6.2.3. Database architecture

6.2.3.1. One table or many tables?

Traditionally, in a Relational DataBase Management System (RDBMS), you would want to limit the number of tables in the database.

However, QuasarDB has unique mechanisms that enable you to have thousands of tables.

Pros

  • Higher write performance

  • Higher read performance

  • Higher ASOF join performance

  • Faster WHERE clause

  • More flexibility

  • Potentially better compression

Cons

  • Before 3.10, slower to read all the data from many tables than from a single table.

  • Some joins may be slower

For more information, see managing tables.

6.2.3.2. Shard size

When you create a table, you need to choose a shard size, which is crucial for performance.

The shard size is a time duration that the database will use to bucket the timeseries across the cluster.

When your shard size is too large, meaning that you have a lot of points per bucket, performance will suffer as you may keep updating the same shard as you insert. Additionally, you may get a lot of read-amplification when running queries. Read amplification is when you read more data than you need.

When your shard size is too small, meaning that you don’t have a lot of points per bucket, performance will suffer because you may spend more time working with metadata and slicing requests than doing useful work. Additionally, you will prevent compression from working effectively.

Ideally, you want a shard size to contain between 100,000 and 1,000,000 points. It’s ok if a couple of buckets are out of this zone, but you want to keep most of them within that limit.

6.2.3.3. Data type

When possible, it is recommended to use integers or floats for data types. Compared to strings or blobs, these types are:

  • More compact: they use less memory and disk space

  • Have dedicated, high-performance compression algorithms

  • Have optimized SIMD aggregation functions

  • A faster scan speed which means faster WHERE clause execution

Starting with QuasarDB 3.10, QuasarDB supports a dynamic symbol table that is an excellent replacement for strings and blobs without the hassle of manually handling a mapping table.

6.2.4. Importing data

6.2.4.1. Using Railgun

When loading a CSV (or a TSV) into QuasarDB, we strongly recommend using Railgun.

The bottleneck is reading the file, not writing it into QuasarDB. Railgun has been heavily optimized to deliver optimal performance.

While Railgun can load unsorted files, it greatly increases performance if the file is sorted by the primary timestamp.

An experimental version of Railgun for parquet files is available upon request.

For more information, see the railgun documentation.

6.2.4.2. Batch API

The Batch API solves a lot of headaches related to efficiently loading data into QuasarDB and is the best choice when writing custom loaders.

When writing to multiple tables at once, using the “pin column” API is recommended for optimal performance.

6.2.5. Running queries

6.2.5.1. About the query engine

When you run a query, QuasarDB splits it into sub-queries and run it on all relevant nodes of the cluster. This process is transparent.

6.2.5.2. Locating the bottleneck

If you are not satisfied with the speed at which your query is running, you need to find out where you spend most of your time.

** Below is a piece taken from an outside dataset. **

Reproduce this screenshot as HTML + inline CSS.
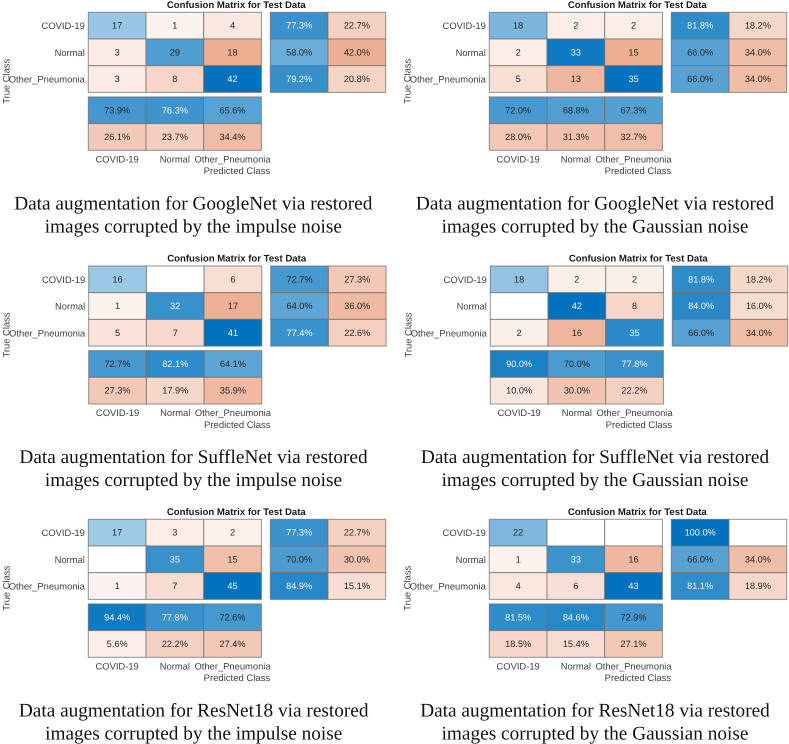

Is it in the client or on the server? If it is on the server, where is it?

Enabling performance profiling in the server and the shell will give you a comprehensive overview.

If you have identified the server’s bottleneck, go through or list recommendations for server processing.

If the bottleneck is on the client-side, ensure custom code is not the cause.

Your solutions architect will be happy to help you debug your performance problem.

6.2.5.3. API considerations

Avoid creating and destroying handles. Keep your handles long-lived. Creating a handle and establishing a connection to the cluster is a very expensive operation.

By default, the client API uses a buffer size of 128 MiB. Increasing the buffer size can improve performance if you intend to have large replies.

6.2.5.4. Multi-threading

Starting with 3.10, the client API can dynamically multi-thread sub queries to leverage the parallel architecture of QuasarDB.

Before that, each sub-query would be run in sequence on a single thread. That could result in a very long-running query despite a low CPU usage on the cluster.